> [TASK TO COMPLETE]
Identify and pull out each line of the entries in which "uses" occurs.

(Source code of charts)
>> Begin

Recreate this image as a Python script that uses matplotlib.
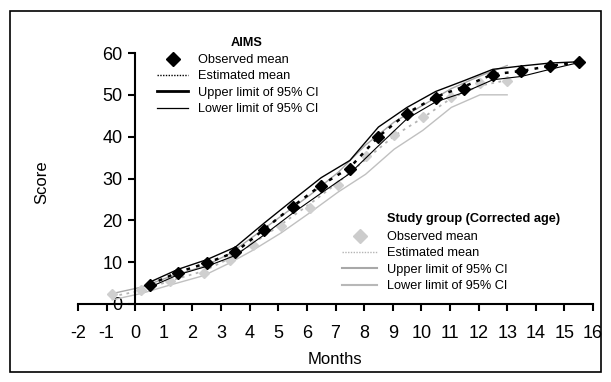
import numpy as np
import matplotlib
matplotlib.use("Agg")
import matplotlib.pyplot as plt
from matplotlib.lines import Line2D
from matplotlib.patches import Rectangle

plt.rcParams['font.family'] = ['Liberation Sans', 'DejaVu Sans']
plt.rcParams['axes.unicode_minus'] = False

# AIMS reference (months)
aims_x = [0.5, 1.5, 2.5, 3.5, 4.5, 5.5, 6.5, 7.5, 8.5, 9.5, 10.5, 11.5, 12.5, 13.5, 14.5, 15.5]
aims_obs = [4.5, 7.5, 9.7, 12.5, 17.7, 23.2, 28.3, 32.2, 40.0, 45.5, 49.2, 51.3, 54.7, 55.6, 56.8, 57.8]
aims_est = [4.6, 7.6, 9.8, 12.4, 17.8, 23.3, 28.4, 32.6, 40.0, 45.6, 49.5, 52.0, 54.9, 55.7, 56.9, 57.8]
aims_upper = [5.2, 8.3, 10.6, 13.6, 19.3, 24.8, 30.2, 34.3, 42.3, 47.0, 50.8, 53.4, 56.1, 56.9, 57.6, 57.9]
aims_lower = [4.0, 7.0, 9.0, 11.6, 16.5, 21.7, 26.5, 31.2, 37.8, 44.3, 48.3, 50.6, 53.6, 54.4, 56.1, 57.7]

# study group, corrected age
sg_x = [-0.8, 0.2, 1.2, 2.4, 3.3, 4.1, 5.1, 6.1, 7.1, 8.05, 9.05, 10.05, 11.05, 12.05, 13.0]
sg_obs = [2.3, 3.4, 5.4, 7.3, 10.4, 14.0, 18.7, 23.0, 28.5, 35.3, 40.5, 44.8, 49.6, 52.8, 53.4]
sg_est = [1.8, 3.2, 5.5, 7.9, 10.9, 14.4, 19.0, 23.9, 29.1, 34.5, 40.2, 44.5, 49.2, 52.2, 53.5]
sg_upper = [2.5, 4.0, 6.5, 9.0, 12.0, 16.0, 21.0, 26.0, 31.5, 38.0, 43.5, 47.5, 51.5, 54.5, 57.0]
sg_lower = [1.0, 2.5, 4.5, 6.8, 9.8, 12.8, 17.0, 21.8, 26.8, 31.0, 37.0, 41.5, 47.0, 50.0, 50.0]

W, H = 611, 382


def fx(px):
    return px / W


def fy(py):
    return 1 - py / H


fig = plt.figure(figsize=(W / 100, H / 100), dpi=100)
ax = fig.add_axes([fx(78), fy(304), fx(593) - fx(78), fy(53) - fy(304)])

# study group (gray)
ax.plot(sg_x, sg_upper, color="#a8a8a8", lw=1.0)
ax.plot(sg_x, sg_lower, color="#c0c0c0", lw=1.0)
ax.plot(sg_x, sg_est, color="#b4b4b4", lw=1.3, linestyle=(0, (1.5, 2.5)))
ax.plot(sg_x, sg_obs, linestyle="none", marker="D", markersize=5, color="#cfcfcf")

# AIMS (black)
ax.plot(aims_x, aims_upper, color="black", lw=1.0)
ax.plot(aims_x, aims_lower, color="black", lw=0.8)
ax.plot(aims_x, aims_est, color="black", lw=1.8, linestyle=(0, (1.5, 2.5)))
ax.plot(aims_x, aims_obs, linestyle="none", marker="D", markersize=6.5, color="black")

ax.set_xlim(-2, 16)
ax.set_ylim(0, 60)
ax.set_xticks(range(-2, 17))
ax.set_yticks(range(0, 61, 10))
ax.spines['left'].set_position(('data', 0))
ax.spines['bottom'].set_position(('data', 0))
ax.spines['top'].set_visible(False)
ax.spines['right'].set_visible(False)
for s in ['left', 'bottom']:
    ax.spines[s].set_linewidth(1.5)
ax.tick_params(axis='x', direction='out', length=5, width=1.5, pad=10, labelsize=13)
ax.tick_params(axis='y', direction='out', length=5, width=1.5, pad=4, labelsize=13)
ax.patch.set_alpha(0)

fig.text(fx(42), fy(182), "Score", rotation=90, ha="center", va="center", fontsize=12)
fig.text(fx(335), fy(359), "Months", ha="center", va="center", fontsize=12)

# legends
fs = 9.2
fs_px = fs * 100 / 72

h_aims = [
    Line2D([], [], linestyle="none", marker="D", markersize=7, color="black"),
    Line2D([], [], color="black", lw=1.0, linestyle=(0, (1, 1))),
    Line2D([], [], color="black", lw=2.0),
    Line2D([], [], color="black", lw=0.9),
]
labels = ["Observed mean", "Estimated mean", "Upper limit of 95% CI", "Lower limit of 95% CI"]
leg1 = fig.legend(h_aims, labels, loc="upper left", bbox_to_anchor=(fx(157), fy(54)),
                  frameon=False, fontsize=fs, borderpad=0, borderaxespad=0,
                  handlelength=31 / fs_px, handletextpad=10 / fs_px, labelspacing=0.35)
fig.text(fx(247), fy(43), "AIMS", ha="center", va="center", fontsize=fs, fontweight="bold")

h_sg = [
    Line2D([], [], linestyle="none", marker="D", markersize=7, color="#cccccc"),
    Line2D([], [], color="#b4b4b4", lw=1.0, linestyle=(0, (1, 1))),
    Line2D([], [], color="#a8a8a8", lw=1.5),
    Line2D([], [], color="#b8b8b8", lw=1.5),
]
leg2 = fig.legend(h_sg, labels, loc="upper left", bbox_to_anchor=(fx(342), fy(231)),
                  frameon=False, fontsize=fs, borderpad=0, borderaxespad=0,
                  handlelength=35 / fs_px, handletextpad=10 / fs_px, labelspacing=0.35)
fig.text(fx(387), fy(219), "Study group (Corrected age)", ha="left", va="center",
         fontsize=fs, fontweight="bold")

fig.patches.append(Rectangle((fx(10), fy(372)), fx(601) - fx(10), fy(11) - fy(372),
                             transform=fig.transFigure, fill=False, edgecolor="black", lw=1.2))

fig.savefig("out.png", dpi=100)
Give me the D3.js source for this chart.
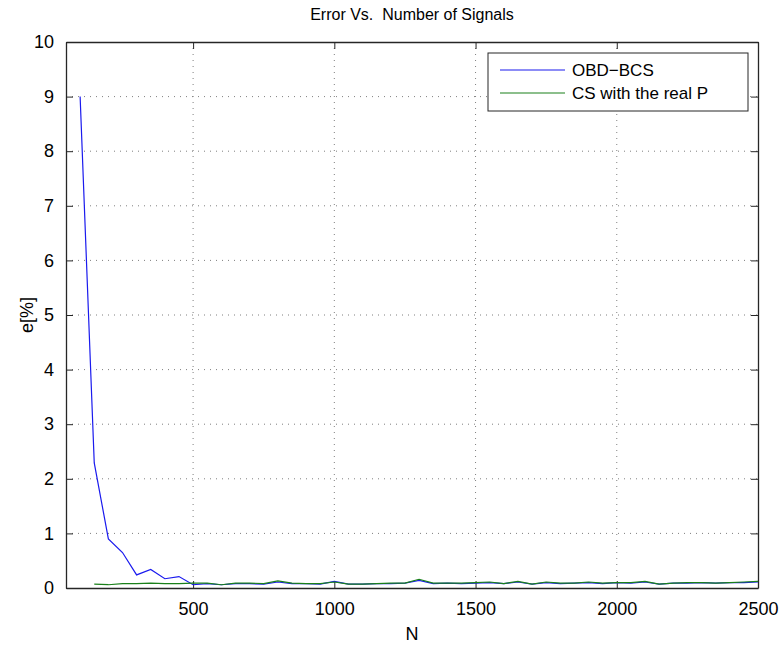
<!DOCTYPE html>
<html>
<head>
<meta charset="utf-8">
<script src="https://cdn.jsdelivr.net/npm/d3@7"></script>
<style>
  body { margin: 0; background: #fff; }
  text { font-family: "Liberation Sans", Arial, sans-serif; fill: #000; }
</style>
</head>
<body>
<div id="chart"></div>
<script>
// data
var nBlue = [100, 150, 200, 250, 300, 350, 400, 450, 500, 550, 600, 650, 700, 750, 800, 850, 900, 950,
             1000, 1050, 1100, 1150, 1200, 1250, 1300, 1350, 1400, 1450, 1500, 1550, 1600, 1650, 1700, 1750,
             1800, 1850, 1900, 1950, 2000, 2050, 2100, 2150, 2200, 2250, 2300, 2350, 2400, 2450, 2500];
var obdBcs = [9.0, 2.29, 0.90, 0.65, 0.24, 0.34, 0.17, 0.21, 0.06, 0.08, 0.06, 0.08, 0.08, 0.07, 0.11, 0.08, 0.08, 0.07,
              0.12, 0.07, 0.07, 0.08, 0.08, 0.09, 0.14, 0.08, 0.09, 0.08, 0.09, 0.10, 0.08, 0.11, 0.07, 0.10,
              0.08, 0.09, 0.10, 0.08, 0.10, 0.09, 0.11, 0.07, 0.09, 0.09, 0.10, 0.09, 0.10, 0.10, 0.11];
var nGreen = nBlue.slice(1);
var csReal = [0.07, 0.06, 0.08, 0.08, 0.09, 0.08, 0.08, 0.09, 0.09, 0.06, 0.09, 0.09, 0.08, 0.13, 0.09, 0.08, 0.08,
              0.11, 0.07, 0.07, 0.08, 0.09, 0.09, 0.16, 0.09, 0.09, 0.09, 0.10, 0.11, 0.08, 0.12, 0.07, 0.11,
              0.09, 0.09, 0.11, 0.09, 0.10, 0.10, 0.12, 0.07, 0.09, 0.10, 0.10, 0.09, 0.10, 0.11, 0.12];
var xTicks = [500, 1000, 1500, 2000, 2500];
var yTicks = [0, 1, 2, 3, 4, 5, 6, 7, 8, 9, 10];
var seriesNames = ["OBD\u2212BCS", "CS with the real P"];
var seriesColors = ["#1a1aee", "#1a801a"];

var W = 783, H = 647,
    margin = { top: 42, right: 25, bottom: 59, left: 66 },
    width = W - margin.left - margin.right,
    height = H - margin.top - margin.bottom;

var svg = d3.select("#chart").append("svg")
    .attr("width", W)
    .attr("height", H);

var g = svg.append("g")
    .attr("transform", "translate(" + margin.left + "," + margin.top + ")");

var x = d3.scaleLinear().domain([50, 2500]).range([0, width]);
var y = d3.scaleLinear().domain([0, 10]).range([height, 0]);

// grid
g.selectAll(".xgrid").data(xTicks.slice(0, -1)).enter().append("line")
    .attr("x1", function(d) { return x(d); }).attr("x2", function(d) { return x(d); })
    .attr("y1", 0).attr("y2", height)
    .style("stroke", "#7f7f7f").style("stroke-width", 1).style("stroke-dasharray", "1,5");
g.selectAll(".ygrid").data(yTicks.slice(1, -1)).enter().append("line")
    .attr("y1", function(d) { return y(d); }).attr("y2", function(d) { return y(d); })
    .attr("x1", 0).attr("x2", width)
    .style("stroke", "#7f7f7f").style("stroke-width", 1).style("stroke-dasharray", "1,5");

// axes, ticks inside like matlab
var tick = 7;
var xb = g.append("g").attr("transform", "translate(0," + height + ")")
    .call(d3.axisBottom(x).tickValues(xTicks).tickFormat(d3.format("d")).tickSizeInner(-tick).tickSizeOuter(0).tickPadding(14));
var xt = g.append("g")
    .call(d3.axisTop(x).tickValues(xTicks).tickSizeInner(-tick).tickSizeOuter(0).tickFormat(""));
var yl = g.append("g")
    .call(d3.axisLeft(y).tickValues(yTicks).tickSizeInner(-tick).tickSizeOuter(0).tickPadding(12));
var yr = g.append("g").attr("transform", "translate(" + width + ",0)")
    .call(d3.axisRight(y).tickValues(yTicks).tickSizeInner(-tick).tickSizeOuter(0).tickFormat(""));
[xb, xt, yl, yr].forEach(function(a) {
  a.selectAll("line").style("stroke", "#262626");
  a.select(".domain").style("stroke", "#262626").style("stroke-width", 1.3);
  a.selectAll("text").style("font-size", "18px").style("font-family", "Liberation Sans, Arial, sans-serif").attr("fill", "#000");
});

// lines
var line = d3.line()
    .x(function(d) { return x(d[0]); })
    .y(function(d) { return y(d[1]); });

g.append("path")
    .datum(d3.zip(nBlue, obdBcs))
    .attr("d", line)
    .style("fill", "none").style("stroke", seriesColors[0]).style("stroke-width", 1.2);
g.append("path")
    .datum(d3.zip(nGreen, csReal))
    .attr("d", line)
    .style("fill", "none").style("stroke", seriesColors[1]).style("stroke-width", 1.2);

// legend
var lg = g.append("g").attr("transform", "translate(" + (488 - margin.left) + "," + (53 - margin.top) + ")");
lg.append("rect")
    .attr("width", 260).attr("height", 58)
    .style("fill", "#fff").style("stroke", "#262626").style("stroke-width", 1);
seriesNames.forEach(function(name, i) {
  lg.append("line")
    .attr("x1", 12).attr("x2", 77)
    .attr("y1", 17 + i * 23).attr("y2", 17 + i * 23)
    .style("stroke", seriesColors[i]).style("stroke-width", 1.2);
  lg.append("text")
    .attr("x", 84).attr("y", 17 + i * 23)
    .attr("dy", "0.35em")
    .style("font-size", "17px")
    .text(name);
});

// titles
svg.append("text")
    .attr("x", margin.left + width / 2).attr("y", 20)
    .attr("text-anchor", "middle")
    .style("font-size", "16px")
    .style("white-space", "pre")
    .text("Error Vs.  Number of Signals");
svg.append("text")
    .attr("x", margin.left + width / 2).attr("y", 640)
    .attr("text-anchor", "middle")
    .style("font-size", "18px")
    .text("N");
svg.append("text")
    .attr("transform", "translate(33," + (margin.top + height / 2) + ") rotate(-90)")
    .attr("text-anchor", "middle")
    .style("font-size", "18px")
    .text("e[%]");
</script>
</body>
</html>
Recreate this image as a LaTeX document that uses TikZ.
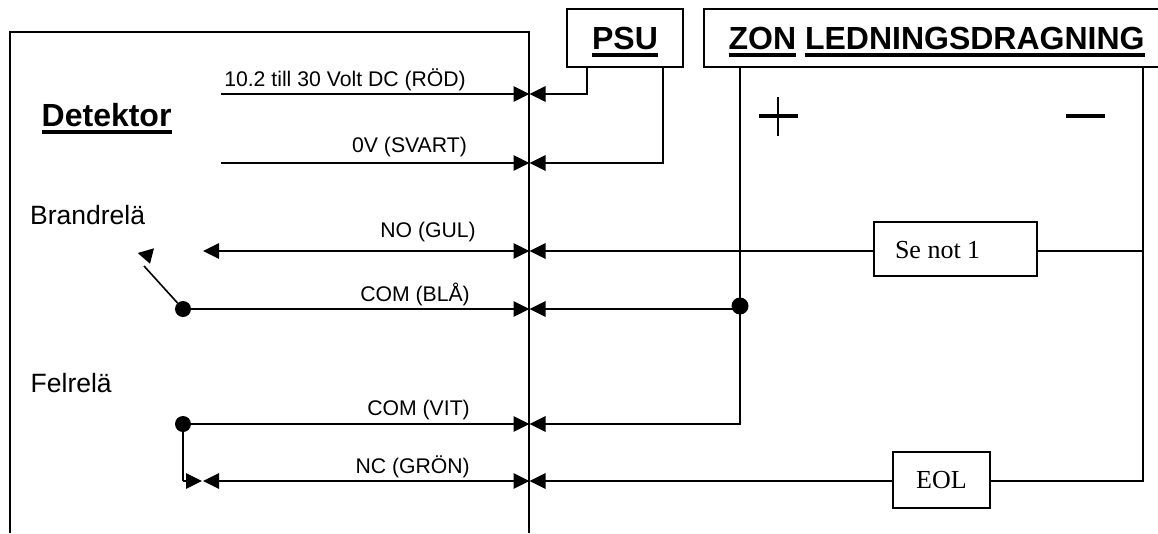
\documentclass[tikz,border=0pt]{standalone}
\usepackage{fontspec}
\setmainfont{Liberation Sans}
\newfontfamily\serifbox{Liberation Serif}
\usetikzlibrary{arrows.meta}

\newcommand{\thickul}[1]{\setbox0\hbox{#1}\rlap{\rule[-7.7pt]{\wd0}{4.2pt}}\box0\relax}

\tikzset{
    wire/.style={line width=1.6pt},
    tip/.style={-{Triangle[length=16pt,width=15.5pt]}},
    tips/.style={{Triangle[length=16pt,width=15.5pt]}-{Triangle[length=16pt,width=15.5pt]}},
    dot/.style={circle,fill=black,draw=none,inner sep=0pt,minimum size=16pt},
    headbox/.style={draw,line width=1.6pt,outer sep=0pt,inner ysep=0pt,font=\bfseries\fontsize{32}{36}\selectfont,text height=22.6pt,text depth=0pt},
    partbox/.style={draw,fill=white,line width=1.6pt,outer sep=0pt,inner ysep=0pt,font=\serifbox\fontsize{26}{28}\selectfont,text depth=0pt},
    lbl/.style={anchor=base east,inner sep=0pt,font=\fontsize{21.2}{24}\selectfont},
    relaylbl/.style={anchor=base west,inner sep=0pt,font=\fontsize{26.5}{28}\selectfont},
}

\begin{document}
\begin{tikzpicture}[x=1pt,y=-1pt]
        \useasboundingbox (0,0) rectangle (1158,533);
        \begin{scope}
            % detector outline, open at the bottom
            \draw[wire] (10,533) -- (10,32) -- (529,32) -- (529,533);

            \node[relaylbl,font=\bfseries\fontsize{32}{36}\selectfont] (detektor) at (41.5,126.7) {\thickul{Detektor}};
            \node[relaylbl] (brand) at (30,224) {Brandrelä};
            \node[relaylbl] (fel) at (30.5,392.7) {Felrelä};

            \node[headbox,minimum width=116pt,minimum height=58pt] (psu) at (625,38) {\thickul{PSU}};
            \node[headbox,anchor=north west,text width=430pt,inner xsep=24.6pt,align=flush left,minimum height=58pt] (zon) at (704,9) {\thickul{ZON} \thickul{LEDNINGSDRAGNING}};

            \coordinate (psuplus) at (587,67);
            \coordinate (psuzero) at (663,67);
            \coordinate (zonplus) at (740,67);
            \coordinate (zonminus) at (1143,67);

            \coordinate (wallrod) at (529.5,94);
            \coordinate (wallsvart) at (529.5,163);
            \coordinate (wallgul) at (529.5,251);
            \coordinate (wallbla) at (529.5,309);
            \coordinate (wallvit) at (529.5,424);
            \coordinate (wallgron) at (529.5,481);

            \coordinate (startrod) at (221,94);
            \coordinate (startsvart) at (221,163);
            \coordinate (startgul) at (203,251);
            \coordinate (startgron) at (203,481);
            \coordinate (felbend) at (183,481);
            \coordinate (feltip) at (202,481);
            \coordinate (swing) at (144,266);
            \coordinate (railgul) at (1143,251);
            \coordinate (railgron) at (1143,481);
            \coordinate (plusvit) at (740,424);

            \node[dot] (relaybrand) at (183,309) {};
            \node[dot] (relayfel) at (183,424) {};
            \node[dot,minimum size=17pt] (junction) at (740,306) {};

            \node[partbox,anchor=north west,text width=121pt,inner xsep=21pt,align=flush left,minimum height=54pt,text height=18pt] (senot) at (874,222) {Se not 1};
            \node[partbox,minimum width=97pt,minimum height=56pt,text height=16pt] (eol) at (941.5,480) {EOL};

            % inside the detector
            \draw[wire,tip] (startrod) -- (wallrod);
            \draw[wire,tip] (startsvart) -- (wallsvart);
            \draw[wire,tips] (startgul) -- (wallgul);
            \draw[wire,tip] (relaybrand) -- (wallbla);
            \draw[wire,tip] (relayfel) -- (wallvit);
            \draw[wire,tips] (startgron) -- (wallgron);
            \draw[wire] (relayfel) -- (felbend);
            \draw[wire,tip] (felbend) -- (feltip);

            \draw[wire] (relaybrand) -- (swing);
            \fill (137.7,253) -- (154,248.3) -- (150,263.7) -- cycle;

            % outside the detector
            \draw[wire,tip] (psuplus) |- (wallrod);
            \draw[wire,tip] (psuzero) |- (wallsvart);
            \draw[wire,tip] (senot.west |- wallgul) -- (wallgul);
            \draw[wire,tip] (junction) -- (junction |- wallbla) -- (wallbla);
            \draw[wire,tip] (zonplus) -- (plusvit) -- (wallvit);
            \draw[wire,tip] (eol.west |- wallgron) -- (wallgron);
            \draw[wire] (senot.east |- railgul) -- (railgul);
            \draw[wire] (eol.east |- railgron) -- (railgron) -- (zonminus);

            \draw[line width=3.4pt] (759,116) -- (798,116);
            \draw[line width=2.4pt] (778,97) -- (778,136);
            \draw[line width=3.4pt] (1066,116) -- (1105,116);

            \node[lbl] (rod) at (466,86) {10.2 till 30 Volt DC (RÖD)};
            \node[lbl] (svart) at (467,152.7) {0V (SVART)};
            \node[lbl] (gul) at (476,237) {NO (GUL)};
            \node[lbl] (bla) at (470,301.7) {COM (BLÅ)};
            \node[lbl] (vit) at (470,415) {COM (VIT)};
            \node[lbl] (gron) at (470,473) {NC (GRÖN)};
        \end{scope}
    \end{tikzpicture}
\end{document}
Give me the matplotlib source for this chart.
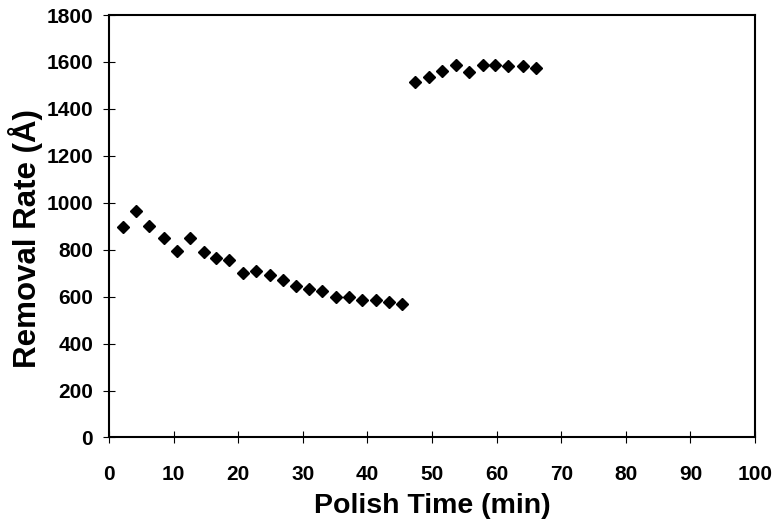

>> End

> [RESULT OF THIS TASK]
Recreate this image as a Python script that uses matplotlib.
Recreate this image as a LaTeX document that uses TikZ.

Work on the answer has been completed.